**WHAT IS EXPECTED:**
Reproduce the listing below without changes, except that pictures are left out.

**PROVIDED DATA:**
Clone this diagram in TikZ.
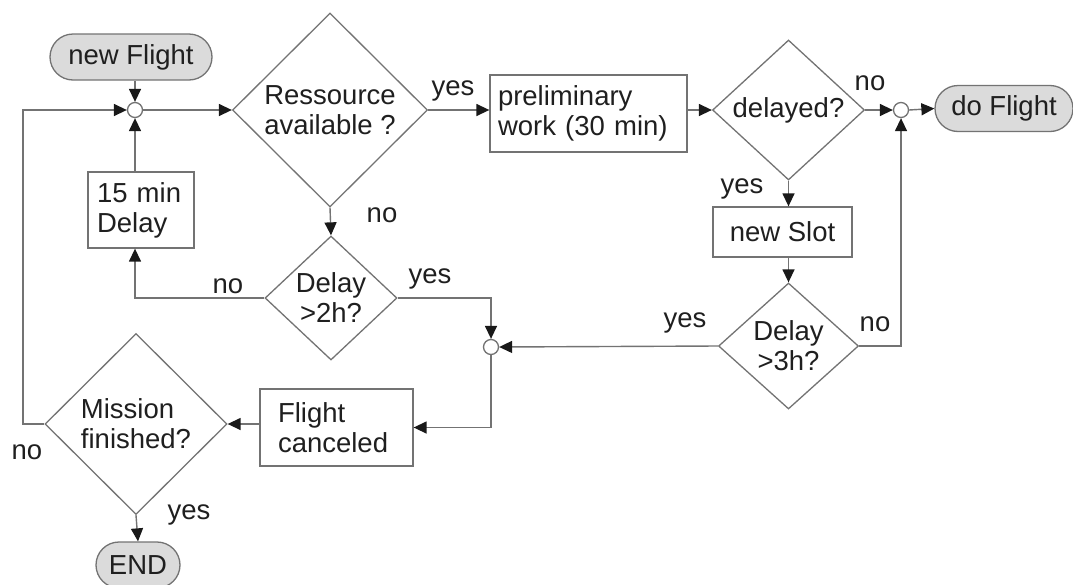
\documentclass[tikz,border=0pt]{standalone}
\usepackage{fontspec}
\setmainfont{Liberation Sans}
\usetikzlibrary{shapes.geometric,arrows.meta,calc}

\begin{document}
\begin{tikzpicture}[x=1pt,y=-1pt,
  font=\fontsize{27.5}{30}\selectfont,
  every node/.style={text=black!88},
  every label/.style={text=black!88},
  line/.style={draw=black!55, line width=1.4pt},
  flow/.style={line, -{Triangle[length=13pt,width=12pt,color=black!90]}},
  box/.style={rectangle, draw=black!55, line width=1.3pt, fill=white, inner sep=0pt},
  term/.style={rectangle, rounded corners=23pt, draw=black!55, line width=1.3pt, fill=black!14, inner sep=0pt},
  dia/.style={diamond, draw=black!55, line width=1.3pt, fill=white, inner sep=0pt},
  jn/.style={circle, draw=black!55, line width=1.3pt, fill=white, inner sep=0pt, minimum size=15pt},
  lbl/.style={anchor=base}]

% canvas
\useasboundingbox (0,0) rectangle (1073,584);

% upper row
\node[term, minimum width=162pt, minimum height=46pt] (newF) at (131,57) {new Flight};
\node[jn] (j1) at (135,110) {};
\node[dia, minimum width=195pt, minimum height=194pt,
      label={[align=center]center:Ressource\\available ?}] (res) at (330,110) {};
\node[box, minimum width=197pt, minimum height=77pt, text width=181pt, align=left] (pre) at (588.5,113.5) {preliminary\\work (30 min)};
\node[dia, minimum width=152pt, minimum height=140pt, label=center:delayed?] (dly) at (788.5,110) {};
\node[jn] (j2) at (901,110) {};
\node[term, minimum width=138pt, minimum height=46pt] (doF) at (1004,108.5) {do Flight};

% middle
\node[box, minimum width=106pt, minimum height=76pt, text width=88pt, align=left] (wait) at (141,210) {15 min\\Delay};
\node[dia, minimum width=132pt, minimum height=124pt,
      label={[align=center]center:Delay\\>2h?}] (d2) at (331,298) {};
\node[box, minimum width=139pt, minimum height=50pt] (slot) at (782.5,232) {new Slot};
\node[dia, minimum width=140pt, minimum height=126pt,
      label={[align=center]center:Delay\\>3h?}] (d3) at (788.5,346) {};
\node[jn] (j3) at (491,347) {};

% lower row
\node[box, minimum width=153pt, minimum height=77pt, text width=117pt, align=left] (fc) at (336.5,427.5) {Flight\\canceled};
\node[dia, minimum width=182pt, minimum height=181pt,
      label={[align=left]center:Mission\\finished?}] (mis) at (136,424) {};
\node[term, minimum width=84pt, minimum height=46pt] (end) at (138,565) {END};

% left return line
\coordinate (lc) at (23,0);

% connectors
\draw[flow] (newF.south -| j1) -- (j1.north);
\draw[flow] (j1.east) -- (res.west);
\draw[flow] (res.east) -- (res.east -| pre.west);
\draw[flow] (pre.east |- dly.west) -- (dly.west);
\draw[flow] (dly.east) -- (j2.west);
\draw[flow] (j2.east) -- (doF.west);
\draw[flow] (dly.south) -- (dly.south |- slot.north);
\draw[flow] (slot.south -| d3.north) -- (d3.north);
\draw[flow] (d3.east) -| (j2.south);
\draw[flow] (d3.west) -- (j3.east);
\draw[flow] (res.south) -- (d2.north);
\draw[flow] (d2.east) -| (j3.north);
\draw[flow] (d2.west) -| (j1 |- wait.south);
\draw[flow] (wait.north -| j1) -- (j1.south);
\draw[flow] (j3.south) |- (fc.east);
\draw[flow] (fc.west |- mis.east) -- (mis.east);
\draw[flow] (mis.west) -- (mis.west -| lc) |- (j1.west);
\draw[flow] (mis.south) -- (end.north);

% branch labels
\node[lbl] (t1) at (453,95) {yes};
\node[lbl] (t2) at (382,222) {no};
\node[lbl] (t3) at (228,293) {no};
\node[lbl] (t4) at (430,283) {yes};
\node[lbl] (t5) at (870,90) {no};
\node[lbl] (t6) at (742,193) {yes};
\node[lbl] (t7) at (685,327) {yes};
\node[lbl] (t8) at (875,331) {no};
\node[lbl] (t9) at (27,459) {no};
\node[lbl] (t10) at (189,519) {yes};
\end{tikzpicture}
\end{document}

**EXPECTED ANSWER:**
Clone this diagram in TikZ.
\documentclass[tikz,border=0pt]{standalone}
\usepackage{fontspec}
\setmainfont{Liberation Sans}
\usetikzlibrary{shapes.geometric,arrows.meta,calc}

\begin{document}
\begin{tikzpicture}[x=1pt,y=-1pt,
  font=\fontsize{27.5}{30}\selectfont,
  every node/.style={text=black!88},
  every label/.style={text=black!88},
  line/.style={draw=black!55, line width=1.4pt},
  flow/.style={line, -{Triangle[length=13pt,width=12pt,color=black!90]}},
  box/.style={rectangle, draw=black!55, line width=1.3pt, fill=white, inner sep=0pt},
  term/.style={rectangle, rounded corners=23pt, draw=black!55, line width=1.3pt, fill=black!14, inner sep=0pt},
  dia/.style={diamond, draw=black!55, line width=1.3pt, fill=white, inner sep=0pt},
  jn/.style={circle, draw=black!55, line width=1.3pt, fill=white, inner sep=0pt, minimum size=15pt},
  lbl/.style={anchor=base}]

% canvas
\useasboundingbox (0,0) rectangle (1073,584);

% upper row
\node[term, minimum width=162pt, minimum height=46pt] (newF) at (131,57) {new Flight};
\node[jn] (j1) at (135,110) {};
\node[dia, minimum width=195pt, minimum height=194pt,
      label={[align=center]center:Ressource\\available ?}] (res) at (330,110) {};
\node[box, minimum width=197pt, minimum height=77pt, text width=181pt, align=left] (pre) at (588.5,113.5) {preliminary\\work (30 min)};
\node[dia, minimum width=152pt, minimum height=140pt, label=center:delayed?] (dly) at (788.5,110) {};
\node[jn] (j2) at (901,110) {};
\node[term, minimum width=138pt, minimum height=46pt] (doF) at (1004,108.5) {do Flight};

% middle
\node[box, minimum width=106pt, minimum height=76pt, text width=88pt, align=left] (wait) at (141,210) {15 min\\Delay};
\node[dia, minimum width=132pt, minimum height=124pt,
      label={[align=center]center:Delay\\>2h?}] (d2) at (331,298) {};
\node[box, minimum width=139pt, minimum height=50pt] (slot) at (782.5,232) {new Slot};
\node[dia, minimum width=140pt, minimum height=126pt,
      label={[align=center]center:Delay\\>3h?}] (d3) at (788.5,346) {};
\node[jn] (j3) at (491,347) {};

% lower row
\node[box, minimum width=153pt, minimum height=77pt, text width=117pt, align=left] (fc) at (336.5,427.5) {Flight\\canceled};
\node[dia, minimum width=182pt, minimum height=181pt,
      label={[align=left]center:Mission\\finished?}] (mis) at (136,424) {};
\node[term, minimum width=84pt, minimum height=46pt] (end) at (138,565) {END};

% left return line
\coordinate (lc) at (23,0);

% connectors
\draw[flow] (newF.south -| j1) -- (j1.north);
\draw[flow] (j1.east) -- (res.west);
\draw[flow] (res.east) -- (res.east -| pre.west);
\draw[flow] (pre.east |- dly.west) -- (dly.west);
\draw[flow] (dly.east) -- (j2.west);
\draw[flow] (j2.east) -- (doF.west);
\draw[flow] (dly.south) -- (dly.south |- slot.north);
\draw[flow] (slot.south -| d3.north) -- (d3.north);
\draw[flow] (d3.east) -| (j2.south);
\draw[flow] (d3.west) -- (j3.east);
\draw[flow] (res.south) -- (d2.north);
\draw[flow] (d2.east) -| (j3.north);
\draw[flow] (d2.west) -| (j1 |- wait.south);
\draw[flow] (wait.north -| j1) -- (j1.south);
\draw[flow] (j3.south) |- (fc.east);
\draw[flow] (fc.west |- mis.east) -- (mis.east);
\draw[flow] (mis.west) -- (mis.west -| lc) |- (j1.west);
\draw[flow] (mis.south) -- (end.north);

% branch labels
\node[lbl] (t1) at (453,95) {yes};
\node[lbl] (t2) at (382,222) {no};
\node[lbl] (t3) at (228,293) {no};
\node[lbl] (t4) at (430,283) {yes};
\node[lbl] (t5) at (870,90) {no};
\node[lbl] (t6) at (742,193) {yes};
\node[lbl] (t7) at (685,327) {yes};
\node[lbl] (t8) at (875,331) {no};
\node[lbl] (t9) at (27,459) {no};
\node[lbl] (t10) at (189,519) {yes};
\end{tikzpicture}
\end{document}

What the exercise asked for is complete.